→ GIVEN MATERIAL:

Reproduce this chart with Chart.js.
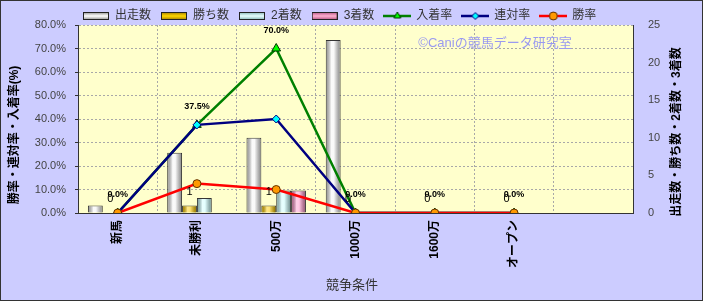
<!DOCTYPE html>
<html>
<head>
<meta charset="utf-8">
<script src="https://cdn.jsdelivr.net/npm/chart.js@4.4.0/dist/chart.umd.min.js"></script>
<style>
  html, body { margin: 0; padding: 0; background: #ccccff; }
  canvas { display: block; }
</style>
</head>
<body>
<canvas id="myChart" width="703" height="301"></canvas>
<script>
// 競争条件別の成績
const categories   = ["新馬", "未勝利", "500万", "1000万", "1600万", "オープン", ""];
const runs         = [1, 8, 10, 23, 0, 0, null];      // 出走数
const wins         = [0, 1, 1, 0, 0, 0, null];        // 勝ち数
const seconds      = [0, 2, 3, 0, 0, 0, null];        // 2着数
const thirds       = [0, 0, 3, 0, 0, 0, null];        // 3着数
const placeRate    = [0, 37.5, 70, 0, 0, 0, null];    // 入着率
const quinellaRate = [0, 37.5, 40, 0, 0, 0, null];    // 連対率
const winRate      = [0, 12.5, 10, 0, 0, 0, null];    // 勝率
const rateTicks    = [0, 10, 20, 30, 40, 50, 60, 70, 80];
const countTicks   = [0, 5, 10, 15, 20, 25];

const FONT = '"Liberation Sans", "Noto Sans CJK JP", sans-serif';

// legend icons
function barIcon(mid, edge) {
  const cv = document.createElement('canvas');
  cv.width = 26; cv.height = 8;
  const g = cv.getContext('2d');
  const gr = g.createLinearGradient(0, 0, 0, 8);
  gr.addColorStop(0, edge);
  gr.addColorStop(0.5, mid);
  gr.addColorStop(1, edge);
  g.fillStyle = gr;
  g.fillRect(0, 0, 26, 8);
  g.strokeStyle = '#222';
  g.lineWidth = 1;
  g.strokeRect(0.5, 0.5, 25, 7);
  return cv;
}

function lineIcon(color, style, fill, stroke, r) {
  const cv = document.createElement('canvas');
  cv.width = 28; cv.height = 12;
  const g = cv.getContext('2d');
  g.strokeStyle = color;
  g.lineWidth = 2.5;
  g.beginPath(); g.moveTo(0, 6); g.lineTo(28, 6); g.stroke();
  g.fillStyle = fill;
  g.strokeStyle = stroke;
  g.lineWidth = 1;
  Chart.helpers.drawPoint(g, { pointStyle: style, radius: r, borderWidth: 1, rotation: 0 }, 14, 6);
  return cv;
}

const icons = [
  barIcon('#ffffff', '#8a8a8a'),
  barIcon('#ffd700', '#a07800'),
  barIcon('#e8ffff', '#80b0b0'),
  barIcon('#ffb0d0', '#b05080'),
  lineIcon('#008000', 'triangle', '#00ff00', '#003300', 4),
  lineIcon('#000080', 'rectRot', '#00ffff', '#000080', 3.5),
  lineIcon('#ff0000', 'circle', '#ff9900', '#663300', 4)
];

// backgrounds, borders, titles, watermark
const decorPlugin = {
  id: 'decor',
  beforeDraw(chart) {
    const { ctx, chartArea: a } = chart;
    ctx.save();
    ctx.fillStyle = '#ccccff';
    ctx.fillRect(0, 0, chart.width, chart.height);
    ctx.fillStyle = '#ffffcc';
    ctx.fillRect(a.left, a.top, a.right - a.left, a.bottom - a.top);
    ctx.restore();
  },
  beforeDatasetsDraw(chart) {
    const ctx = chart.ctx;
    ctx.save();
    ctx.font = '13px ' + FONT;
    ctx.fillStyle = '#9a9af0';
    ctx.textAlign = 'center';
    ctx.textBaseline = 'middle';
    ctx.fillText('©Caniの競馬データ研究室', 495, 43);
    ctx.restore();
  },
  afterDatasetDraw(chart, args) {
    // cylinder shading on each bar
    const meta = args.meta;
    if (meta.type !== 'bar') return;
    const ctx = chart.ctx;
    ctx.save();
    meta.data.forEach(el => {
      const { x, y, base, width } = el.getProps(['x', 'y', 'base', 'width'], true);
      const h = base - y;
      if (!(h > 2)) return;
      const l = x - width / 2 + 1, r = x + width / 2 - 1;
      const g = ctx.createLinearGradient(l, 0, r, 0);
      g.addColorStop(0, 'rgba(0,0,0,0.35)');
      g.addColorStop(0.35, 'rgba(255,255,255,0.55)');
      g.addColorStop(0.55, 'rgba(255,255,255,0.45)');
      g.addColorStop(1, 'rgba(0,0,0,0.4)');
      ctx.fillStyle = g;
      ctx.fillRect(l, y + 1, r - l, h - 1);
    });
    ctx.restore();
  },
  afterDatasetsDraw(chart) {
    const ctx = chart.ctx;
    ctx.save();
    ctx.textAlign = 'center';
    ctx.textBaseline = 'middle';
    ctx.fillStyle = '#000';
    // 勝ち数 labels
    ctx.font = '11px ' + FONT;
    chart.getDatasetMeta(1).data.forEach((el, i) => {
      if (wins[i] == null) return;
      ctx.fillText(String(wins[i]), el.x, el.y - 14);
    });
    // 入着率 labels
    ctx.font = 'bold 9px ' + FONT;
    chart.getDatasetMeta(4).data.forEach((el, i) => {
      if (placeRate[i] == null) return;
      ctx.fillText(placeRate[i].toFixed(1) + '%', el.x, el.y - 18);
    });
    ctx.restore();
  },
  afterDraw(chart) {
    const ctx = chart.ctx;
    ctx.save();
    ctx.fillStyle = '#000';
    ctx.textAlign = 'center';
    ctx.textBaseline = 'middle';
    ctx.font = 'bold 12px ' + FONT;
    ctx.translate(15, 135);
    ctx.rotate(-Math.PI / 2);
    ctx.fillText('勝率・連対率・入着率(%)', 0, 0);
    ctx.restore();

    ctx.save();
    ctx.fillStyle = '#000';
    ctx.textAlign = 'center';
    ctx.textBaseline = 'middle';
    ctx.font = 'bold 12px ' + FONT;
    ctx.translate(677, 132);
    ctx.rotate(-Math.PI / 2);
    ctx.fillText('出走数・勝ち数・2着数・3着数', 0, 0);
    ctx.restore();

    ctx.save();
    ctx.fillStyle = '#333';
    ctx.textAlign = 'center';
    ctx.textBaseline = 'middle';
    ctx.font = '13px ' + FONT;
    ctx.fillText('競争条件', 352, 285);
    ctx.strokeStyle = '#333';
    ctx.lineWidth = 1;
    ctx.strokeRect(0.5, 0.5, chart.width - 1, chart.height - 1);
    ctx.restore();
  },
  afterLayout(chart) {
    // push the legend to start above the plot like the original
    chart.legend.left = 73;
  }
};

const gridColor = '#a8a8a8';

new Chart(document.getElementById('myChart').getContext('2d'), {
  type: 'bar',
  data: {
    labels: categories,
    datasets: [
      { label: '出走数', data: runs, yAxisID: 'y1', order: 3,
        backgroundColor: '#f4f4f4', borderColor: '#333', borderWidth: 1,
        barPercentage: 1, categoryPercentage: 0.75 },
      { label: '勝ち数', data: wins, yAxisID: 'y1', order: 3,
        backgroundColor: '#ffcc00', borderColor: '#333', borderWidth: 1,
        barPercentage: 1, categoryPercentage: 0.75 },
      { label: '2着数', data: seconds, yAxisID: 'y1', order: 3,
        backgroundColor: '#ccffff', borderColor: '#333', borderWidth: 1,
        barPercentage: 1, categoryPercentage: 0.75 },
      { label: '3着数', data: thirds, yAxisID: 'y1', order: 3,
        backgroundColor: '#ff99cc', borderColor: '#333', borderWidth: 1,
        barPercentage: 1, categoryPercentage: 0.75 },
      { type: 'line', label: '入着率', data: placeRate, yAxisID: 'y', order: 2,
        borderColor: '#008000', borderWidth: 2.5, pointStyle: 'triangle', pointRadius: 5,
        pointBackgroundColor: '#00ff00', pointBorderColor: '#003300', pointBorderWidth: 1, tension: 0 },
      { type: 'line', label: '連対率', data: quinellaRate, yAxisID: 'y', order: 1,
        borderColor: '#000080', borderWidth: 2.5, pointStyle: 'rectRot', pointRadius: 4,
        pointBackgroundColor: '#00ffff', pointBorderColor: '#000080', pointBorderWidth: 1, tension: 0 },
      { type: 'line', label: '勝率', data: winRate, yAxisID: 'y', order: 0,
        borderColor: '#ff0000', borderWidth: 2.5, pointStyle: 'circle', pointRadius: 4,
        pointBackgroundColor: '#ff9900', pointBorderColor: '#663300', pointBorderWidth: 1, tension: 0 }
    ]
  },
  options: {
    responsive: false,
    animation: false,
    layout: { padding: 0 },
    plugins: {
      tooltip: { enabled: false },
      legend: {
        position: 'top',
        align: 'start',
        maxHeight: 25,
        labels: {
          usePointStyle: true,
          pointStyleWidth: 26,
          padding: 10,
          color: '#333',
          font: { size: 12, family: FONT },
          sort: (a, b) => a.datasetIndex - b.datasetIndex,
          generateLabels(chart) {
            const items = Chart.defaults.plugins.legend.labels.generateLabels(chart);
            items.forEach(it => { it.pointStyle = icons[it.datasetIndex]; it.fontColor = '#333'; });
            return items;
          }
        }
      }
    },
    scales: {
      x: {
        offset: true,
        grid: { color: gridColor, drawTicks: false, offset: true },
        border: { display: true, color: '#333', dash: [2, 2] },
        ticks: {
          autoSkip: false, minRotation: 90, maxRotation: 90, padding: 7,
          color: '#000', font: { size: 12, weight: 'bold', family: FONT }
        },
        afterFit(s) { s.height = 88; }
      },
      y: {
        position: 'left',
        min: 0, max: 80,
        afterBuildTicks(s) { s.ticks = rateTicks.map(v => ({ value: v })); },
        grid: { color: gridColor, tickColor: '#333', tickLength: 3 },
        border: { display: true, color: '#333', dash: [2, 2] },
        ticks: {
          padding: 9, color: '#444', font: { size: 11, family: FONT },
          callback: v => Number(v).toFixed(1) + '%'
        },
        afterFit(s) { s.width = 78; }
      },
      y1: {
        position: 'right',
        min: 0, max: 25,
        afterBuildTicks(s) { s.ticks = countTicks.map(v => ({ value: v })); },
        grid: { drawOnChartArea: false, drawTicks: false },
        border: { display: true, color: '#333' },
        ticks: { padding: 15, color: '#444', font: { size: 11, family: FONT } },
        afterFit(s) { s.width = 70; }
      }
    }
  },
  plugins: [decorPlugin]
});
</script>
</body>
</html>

→ YOUR OBJECTIVE:
Return only the lines running from the top of the data to the line that holds "15, 20, 25];". Include both of those lines, but skip the pictures.

→ RESPONSE TO THE TASK:
Reproduce this chart with Chart.js.
<!DOCTYPE html>
<html>
<head>
<meta charset="utf-8">
<script src="https://cdn.jsdelivr.net/npm/chart.js@4.4.0/dist/chart.umd.min.js"></script>
<style>
  html, body { margin: 0; padding: 0; background: #ccccff; }
  canvas { display: block; }
</style>
</head>
<body>
<canvas id="myChart" width="703" height="301"></canvas>
<script>
// 競争条件別の成績
const categories   = ["新馬", "未勝利", "500万", "1000万", "1600万", "オープン", ""];
const runs         = [1, 8, 10, 23, 0, 0, null];      // 出走数
const wins         = [0, 1, 1, 0, 0, 0, null];        // 勝ち数
const seconds      = [0, 2, 3, 0, 0, 0, null];        // 2着数
const thirds       = [0, 0, 3, 0, 0, 0, null];        // 3着数
const placeRate    = [0, 37.5, 70, 0, 0, 0, null];    // 入着率
const quinellaRate = [0, 37.5, 40, 0, 0, 0, null];    // 連対率
const winRate      = [0, 12.5, 10, 0, 0, 0, null];    // 勝率
const rateTicks    = [0, 10, 20, 30, 40, 50, 60, 70, 80];
const countTicks   = [0, 5, 10, 15, 20, 25];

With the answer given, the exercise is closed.